Date of Original Version
Abstract or Description
In object-oriented programming, unique permissions to object references are useful for checking correctness properties such as consistency of typestate and noninterference of concurrency. To be usable, unique permissions must be borrowed — for example, one must be able to read a unique reference out of a field, use it for something, and put it back. While one can null out the field and later reassign it, this paradigm is ungainly and requires unnecessary writes, potentially hurting cache performance. Therefore, in practice borrowing must occur in the type system, without requiring memory updates. Previous systems support borrowing with external alias analysis and/or explicit programmer management of fractional permissions.

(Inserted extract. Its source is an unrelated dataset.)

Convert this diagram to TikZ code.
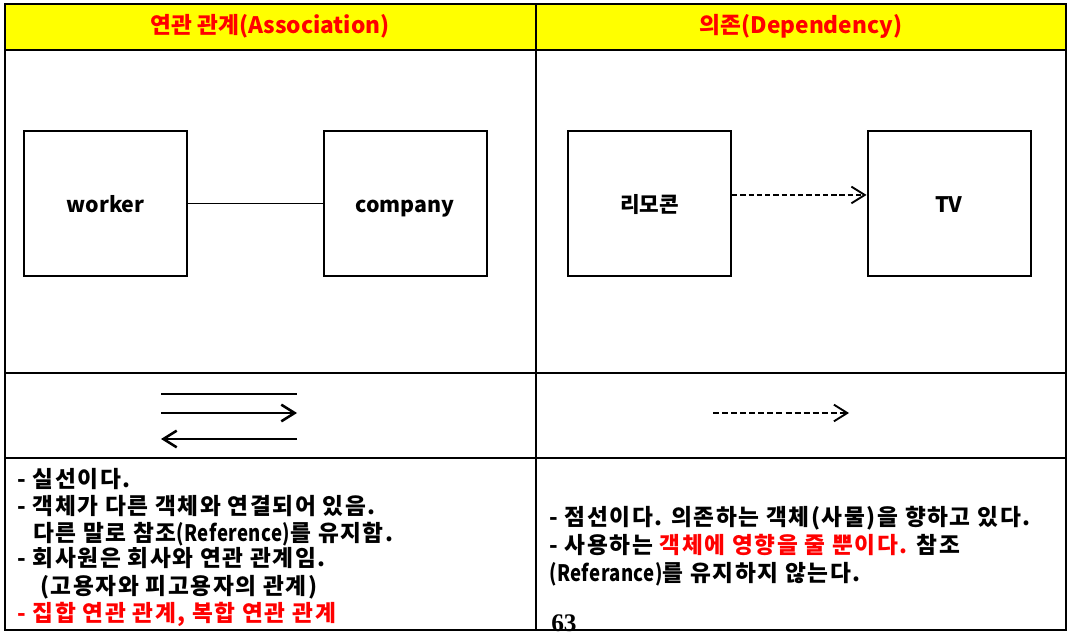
\documentclass[tikz,border=0pt]{standalone}
\usepackage{fontspec}
\setmainfont{Noto Sans CJK KR}
\newfontfamily\bodyfont{Noto Sans CJK KR}[LetterSpace=7]
\newfontfamily\latfont{Noto Sans CJK KR}[FakeStretch=0.82, LetterSpace=2]
\newfontfamily\numfont{Liberation Serif}
\newcommand{\lat}[1]{{\latfont #1}}
\usetikzlibrary{arrows.meta}
\definecolor{hdryellow}{RGB}{255,255,0}
\definecolor{hdrred}{RGB}{255,0,0}
\tikzset{
  gridline/.style={line width=1.2pt, draw=black},
  umlbox/.style={draw, line width=1.5pt, minimum width=122.25pt, minimum height=108.75pt, inner sep=0pt,
    text height=18pt, text depth=4pt, font=\fontsize{16pt}{18pt}\selectfont\bfseries},
  hdr/.style={font=\fontsize{17pt}{20pt}\selectfont\bfseries, text=hdrred, inner sep=0pt},
  body/.style={font=\bodyfont\fontsize{17pt}{20pt}\selectfont\bfseries, anchor=base west, inner sep=0pt},
  sym/.style={line width=1.9pt},
  barb/.style={-{Straight Barb[length=10pt,width=12.5pt,line width=1.9pt]}},
  dashbarb/.style={-{Straight Barb[length=10pt,width=12.5pt,line width=1.4pt]}},
}
\begin{document}
\begin{tikzpicture}[x=0.75pt,y=-0.75pt]
\useasboundingbox (0,0) rectangle (1074,634);
% header background
\fill[hdryellow] (5,4) rectangle (1066,50);
% table grid
\draw[gridline] (5,4) rectangle (1066,630);
\draw[gridline] (5,50) -- (1066,50);
\draw[gridline] (5,373) -- (1066,373);
\draw[gridline] (5,458) -- (1066,458);
\draw[gridline] (536,4) -- (536,630);
% headers
\node[hdr] (h1) at (270,26) {연관 관계(Association)};
\node[hdr] (h2) at (801,26) {의존(Dependency)};
% association boxes
\node[umlbox] (wk) at (105.5,203.5) {worker};
\node[umlbox] (co) at (405,203.5) {company};
\draw[line width=1.3pt] (wk) -- (co);
% dependency boxes
\node[umlbox] (rm) at (649.5,203.5) {리모콘};
\node[umlbox] (tv) at (949,203.5) {TV};
\draw[line width=1.3pt, dash pattern=on 4pt off 2.2pt, dashbarb] ([yshift=6.4pt]rm.east) -- ([yshift=6.4pt]tv.west);
% notation symbols
\coordinate (a1) at (161,394); \coordinate (b1) at (297,394);
\coordinate (a2) at (161,413); \coordinate (b2) at (297,413);
\coordinate (a3) at (297,439); \coordinate (b3) at (161,439);
\draw[sym] (a1) -- (b1);
\draw[sym, barb] (a2) -- (b2);
\draw[sym, barb] (a3) -- (b3);
\coordinate (d1) at (713,413); \coordinate (d2) at (849,413);
\draw[line width=1.6pt, dash pattern=on 4.5pt off 2.3pt, dashbarb] (d1) -- (d2);
% left text
\node[body] (t1) at (17,487) {- 실선이다.};
\node[body] (t2) at (17,514) {- 객체가 다른 객체와 연결되어 있음.};
\node[body] (t3) at (33,541) {다른 말로 참조\lat{(Reference)}를 유지함.};
\node[body] (t4) at (17,566) {- 회사원은 회사와 연관 관계임.};
\node[body] (t5) at (40,594) {(고용자와 피고용자의 관계)};
\node[body, text=hdrred] (t6) at (17,621) {- 집합 연관 관계, 복합 연관 관계};
% right text
\node[body] (r1) at (549,525) {- 점선이다. 의존하는 객체(사물)을 향하고 있다.};
\node[body] (r2) at (549,553) {- 사용하는 \textcolor{hdrred}{객체에 영향을 줄 뿐이다.} 참조};
\node[body] (r3) at (549,581) {\lat{(Referance)}를 유지하지 않는다.};
% page number
\node[anchor=base west, inner sep=0pt, font=\numfont\fontsize{19pt}{20pt}\selectfont\bfseries] (pg) at (551,631) {63};
\end{tikzpicture}
\end{document}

While these approaches are powerful, they are also awkward and difficult for programmers to understand. We present an integrated language and type system with unique, immutable, and shared permissions, together with new local permissions that say that a reference may not be stored to the heap. Our system also includes change permissions such as unique>>unique and unique>>none that describe how permissions flow in and out of method formal parameters. Together, these features support common patterns of borrowing, including borrowing multiple local permissions from a unique reference and recovering the unique reference when the local permissions go out of scope, without any explicit management of fractions in the source language. All accounting of fractional permissions is done by the type system “under the hood.” We present the syntax and static and dynamic semantics of a formal core language and prove soundness results. We also illustrate the utility and practicality of our design by using it to express several realistic examples.